Uluslararası Basın Enstitüsü (IPI) Türkiye'de 42 gazeteci hakkında verilen gözaltı emrini kaygıyla karşıladığını bildirdi.
IPI yetkilisi Steven M. Ellis "Bunun gazetecileri hedefleyen gözaltıların sadece birinci dalgası olmasından endişe ediyoruz" dedi ve son gelişmelere bakıldığında darbe girişimi ardından yürütülen bastırma harekatının giderek daha fazla bir cadı avına benzemeye başladığını söyledi.
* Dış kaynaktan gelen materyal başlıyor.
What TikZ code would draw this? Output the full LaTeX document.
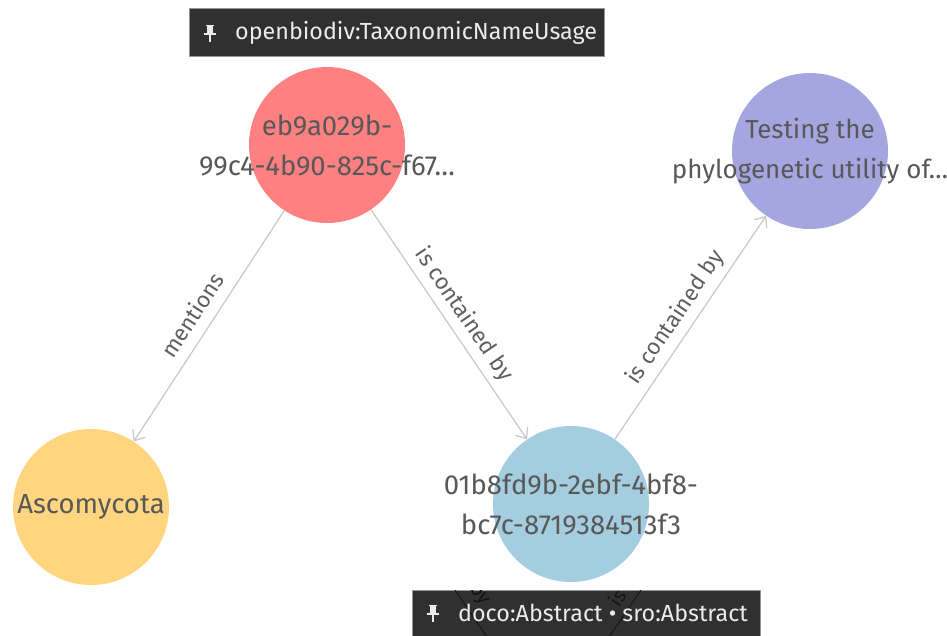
\documentclass[tikz,border=0pt]{standalone}
\usepackage{fontspec}
\setmainfont{Fira Sans}
\usetikzlibrary{arrows.meta}
\definecolor{cred}{RGB}{255,128,128}
\definecolor{cpurple}{RGB}{165,165,224}
\definecolor{corange}{RGB}{255,213,128}
\definecolor{cblue}{RGB}{165,205,224}
\definecolor{cedge}{RGB}{200,200,200}
\definecolor{ctext}{RGB}{88,88,88}
\definecolor{cetext}{RGB}{95,95,95}
\definecolor{cbox}{RGB}{48,48,48}
\definecolor{cboxline}{RGB}{150,150,150}
\definecolor{cboxtext}{RGB}{235,235,235}
\begin{document}
\begin{tikzpicture}[x=1pt,y=-1pt,
  res/.style={circle, inner sep=0pt, minimum size=156pt, draw=none},
  restext/.style={text=ctext, font=\fontsize{27.5}{40}\selectfont, align=center, inner sep=0pt},
  rel/.style={draw=cedge, line width=1.2pt, -{Straight Barb[length=9pt,width=15pt]}},
  reltext/.style={text=cetext, font=\fontsize{22.5}{22.5}\selectfont, sloped, above=11pt, inner sep=0pt, text depth=0pt},
  tagbox/.style={fill=cbox, draw=cboxline, line width=0.8pt, inner sep=0pt, anchor=north west},
  tagtext/.style={text=cboxtext, font=\fontsize{23.3}{23.3}\selectfont, anchor=west, inner sep=0pt},
  pics/pushpin/.style={code={
    \fill[cboxtext] (-4,-8.5) rectangle (4,-7);
    \fill[cboxtext] (-3,-7) rectangle (3,0);
    \fill[cboxtext] (-6,0) rectangle (6,2);
    \draw[cboxtext, line width=1.4pt] (0,2) -- (0,8.5);
  }},
]
\fill[white] (0,0) rectangle (947,635);
\useasboundingbox (0,0) rectangle (947,635);

% resources
\node[res, fill=cred] (tnu) at (327,145) {};
\node[res, fill=cpurple] (art) at (810,151) {};
\node[res, fill=corange] (asc) at (91,507) {};
\node[res, fill=cblue] (abs) at (571,504) {};

\node[restext] (tnut) at (tnu.center) {eb9a029b-\\99c4-4b90-825c-f67…};
\node[restext, font=\fontsize{26}{40}\selectfont] (artt) at (art.center) {Testing the\\phylogenetic utility of…};
\node[restext] (asct) at (asc.center) {Ascomycota};
\node[restext] (abst) at (abs.center) {01b8fd9b-2ebf-4bf8-\\bc7c-8719384513f3};

% relations
\draw[rel] (tnu) -- (asc) node[reltext, midway] (l1) {mentions};
\draw[rel] (tnu) -- (abs) node[reltext, midway] (l2) {is contained by};
\draw[rel] (abs) -- (art) node[reltext, midway] (l3) {is contained by};

% type tags
\node[tagbox, minimum width=415pt, minimum height=48pt] (tag1) at (189,8) {};
\pic at (210,33) {pushpin};
\node[tagtext] (tag1t) at (235,33) {openbiodiv:TaxonomicNameUsage};

\node[tagbox, minimum width=348pt, minimum height=60pt] (tag2) at (412,590) {};
\begin{scope}
\clip (tag2.north west) rectangle (tag2.south east);
\coordinate (f1a) at (455,590); \coordinate (f1b) at (487,637);
\coordinate (f2a) at (641,590); \coordinate (f2b) at (609,637);
\draw[black!92, line width=0.9pt] (f1a) -- (f1b);
\draw[black!92, line width=0.9pt] (f2a) -- (f2b);
\node[rotate=-56, text=black!92, font=\fontsize{20}{20}\selectfont, inner sep=0pt] (fr1) at (480,594) {by};
\node[rotate=56, text=black!92, font=\fontsize{20}{20}\selectfont, inner sep=0pt] (fr2) at (617,598) {is};
\end{scope}
\pic at (433,613) {pushpin};
\node[tagtext] (tag2t) at (458,613) {doco:Abstract • sro:Abstract};
\end{tikzpicture}
\end{document}
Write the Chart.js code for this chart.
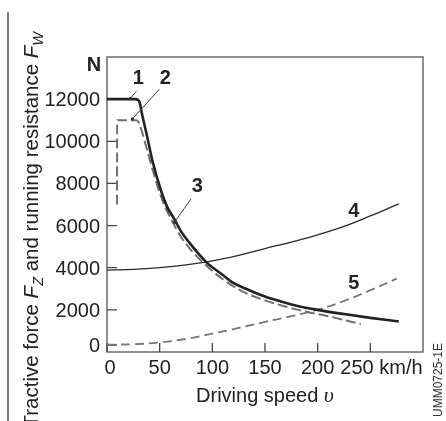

Ellis "Türkiye'nin uluslararası müttefiklerini demokrasiyi savunma adına işlenen insan hakları ihlallerine göz yummamaya çağırıyoruz" dedi ve buna ses çıkarılmaz ise otoriterleşme ve cezasızlığa davet çıkarılmış olacağını, bunun da Ortadoğu'da istikrarı daha da bozmaya yarayacağını kaydetti.
Sınır Tanımayan Gazeteciler kuruluşunun Doğu Avrupa ve Orta Asya masası şefi Johann Bihr ise son gözaltıların ardından yaptığı yazılı açıklamada "Kimse Türk hükümetinin darbe girişiminin ardından anayasal düzeni yeniden sağlama çabasına karşı çıkmıyor. Ancak yüzlerce vatandaşın canlarını feda ettiği demokrasi, temel özgürlüklerin üzerinden geçerek korunamaz" dedi.
Bihr, basın kuruluşlarına ve gazetecilere yönelik başlatılan yasal süreçleri 'emrivaki ve kitlesel' olarak tanımlarken gözaltılar için de "Basını hizaya çekmek için yürütülen bir intikam" dedi.
42 gazeteci için gözaltı kararı
İstanbul Cumhuriyet Başsavcılığı Terör ve Örgütlü Suçlar Bürosu, darbe girişimiyle ilgili soruşturma kapsamında aralarında Nazlı Ilıcak'ın da bulunduğu 42 gazeteci hakkında gözaltı emri çıkarmıştı.
Aralarında Hürriyet gazetesinin eski internet editörü Bülent Mumay ve silah yüklü TIR kamyonları ile ilgili haberi ardından Radikal gazetesindeki işinden çıkarılan ve hakkında soruşturma açılan Fatih Yağmur gibi isimlerin de bulunduğu gözaltı listesindeki gazetecilerin evlerine dün gece baskınlar yapılmıştı.
Şu ana kadar bu listedeki gazetecilerden Yakup Sağlam, İbrahim Balta, Seyid Kılıç, Bayram Kaya ve Cihan Acar'ın gözaltına alındığı, diğerlerinin evlerinde bulunamadığı açıklanmıştı.